In a bold move to bolster its climate adaptation efforts, Djibouti has introduced a pioneering tax on carbon dioxide emissions, a strategy that could serve as a blueprint for other nations grappling with similar challenges. As international aid dwindles, particularly following cuts from the United States, this small East African nation has initiated a unique approach to funding its climate response, demonstrating resilience in the face of adversity.
A Response to Crisis
Following an uncharacteristically dry rainy season in mid-2025, the Tadjourah region of Djibouti faced an urgent humanitarian crisis. Thousands of nomadic herders, struggling to find water, migrated from the parched interior to the coastal areas. Compounding the situation, significant reductions in overseas aid, particularly under the Trump administration, left local authorities scrambling for resources.
In a remarkable departure from traditional reliance on international assistance, the local government turned to Djibouti’s Sovereign Carbon Agency (SCA), established in 2023. This agency, created to manage funds from the newly implemented carbon emissions tax, promptly dispatched water trucks and solar-powered desalination units to ease the immediate crisis. This swift response not only mitigated the effects of the drought but also highlighted the potential of the carbon levy to support local communities.
Bruno Pardigon, director of the SCA, noted, “We will never replace the UN, and we will never replace aid, but we can react quickly to events, we have a lot of local knowledge, and we can really make a difference in crises.” The SCA has since funded around 80 projects aimed at tackling environmental challenges, including plastic collection initiatives and mangrove restoration.
Innovative Funding Mechanism
The carbon tax in Djibouti primarily targets the maritime sector, specifically the bustling port that handles around 95 per cent of Ethiopia’s trade. Ships entering the port are charged $17 (£12.60) per tonne of carbon dioxide emitted, with the levy covering half of the emissions per voyage. This system is meticulously monitored to ensure compliance with international standards.
Paul Sebastien, a key figure behind the establishment of Djibouti’s carbon pricing system, elaborated on the initiative’s scope. “The focus of the levy is Djibouti’s port, which is one of the largest in Africa. The money collected goes back into the community, funding projects that benefit local people.” This approach stands in stark contrast to other carbon pricing schemes on the continent, which have often been critiqued for favouring large emitters in wealthier nations.
The financial impact of the carbon levy, though modest at under $10 million accumulated over two and a half years, is monumental for a nation with a population of just 1.1 million and a GDP of around $3.7 billion. “This money really can go a long way, and is helping to derisk other projects,” remarked Pardigon, highlighting the significance of this initiative in a region often overlooked by foreign investors.
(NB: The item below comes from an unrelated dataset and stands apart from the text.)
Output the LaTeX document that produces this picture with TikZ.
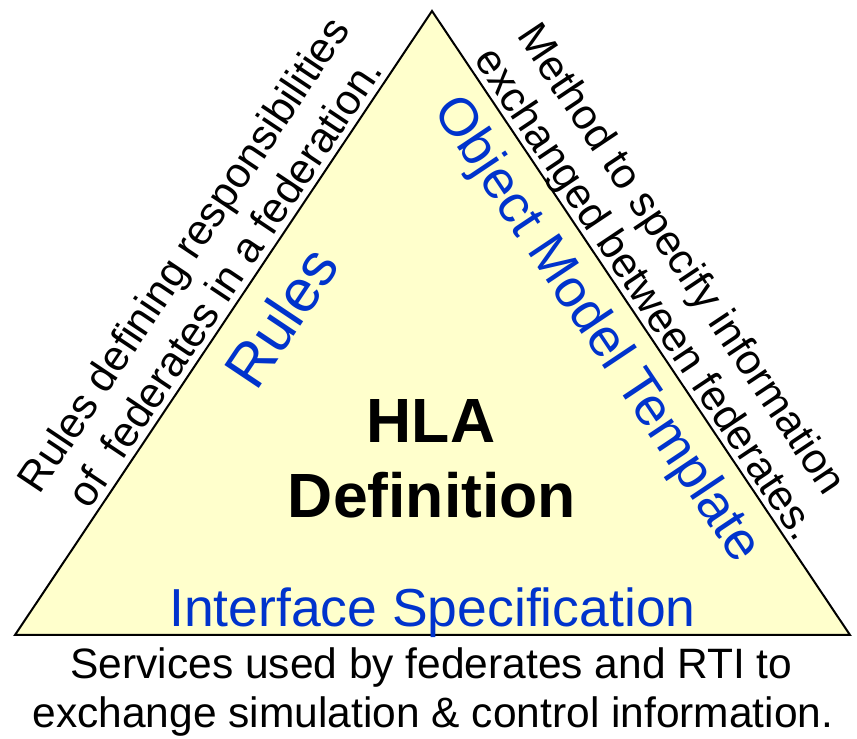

A Blueprint for the Continent
Djibouti’s efforts can serve as a model for other African nations seeking to harness carbon emissions as a revenue source. Initiatives like this have gained traction since the 2022 COP27 climate conference, where African leaders voiced the need for equitable climate financing. Despite being responsible for a mere four per cent of global emissions, Africa receives just three per cent of climate finance, leading to widespread frustration among leaders like President Ismail Guelleh.
“Djibouti has paved the way for other countries on the continent to generate revenues from carbon emissions,” Sebastien explained. With other nations such as Gabon and Liberia already establishing their own carbon tax initiatives, the momentum is building. The Africa Sovereign Carbon Registry (ASCR) is poised to expand this model across the continent.
Internationally, over 50 countries have adopted “polluter pays” taxation systems, with the European Union’s Emissions Trading System often cited as a successful example. Given Djibouti’s low carbon footprint, its carbon pricing model is not only justified but essential, providing a financial lifeline to address the pressing climate challenges it faces.
Filling the Void Left by Aid Reductions
As traditional aid sources dwindle, Djibouti’s innovative carbon pricing scheme demonstrates a viable alternative for financing climate resilience. Experts suggest that countries similar to Djibouti can leverage carbon pricing to secure sovereign revenues, which are more reliable and less conditional than foreign aid.
Agathe Peigney of Transport and Environment remarked, “Carbon pricing can provide sovereign revenues for countries like Djibouti. These revenues are very valuable, unlike aid, which is often conditional and irregular.” The potential for African nations to raise billions annually through carbon pricing could fundamentally alter the landscape of climate financing on the continent.
However, experts also caution that for the carbon tax to effectively drive down emissions, the price would need to be significantly increased. “To strengthen Djibouti’s national mechanism over time, it should cover more emissions and make polluters pay enough to actually encourage them to reduce them,” stated Jenny Helle from Carbon Market Watch.
Why it Matters
Djibouti’s carbon emissions tax not only illustrates a proactive approach to climate resilience amid dwindling foreign aid but also sets a precedent for other nations facing similar challenges. By capitalising on emissions produced by international trade, Djibouti has forged a path that could empower less industrialised nations to become self-reliant in their climate efforts. As the impacts of climate change become increasingly severe, innovative solutions such as this will be crucial in ensuring the survival of vulnerable communities around the globe.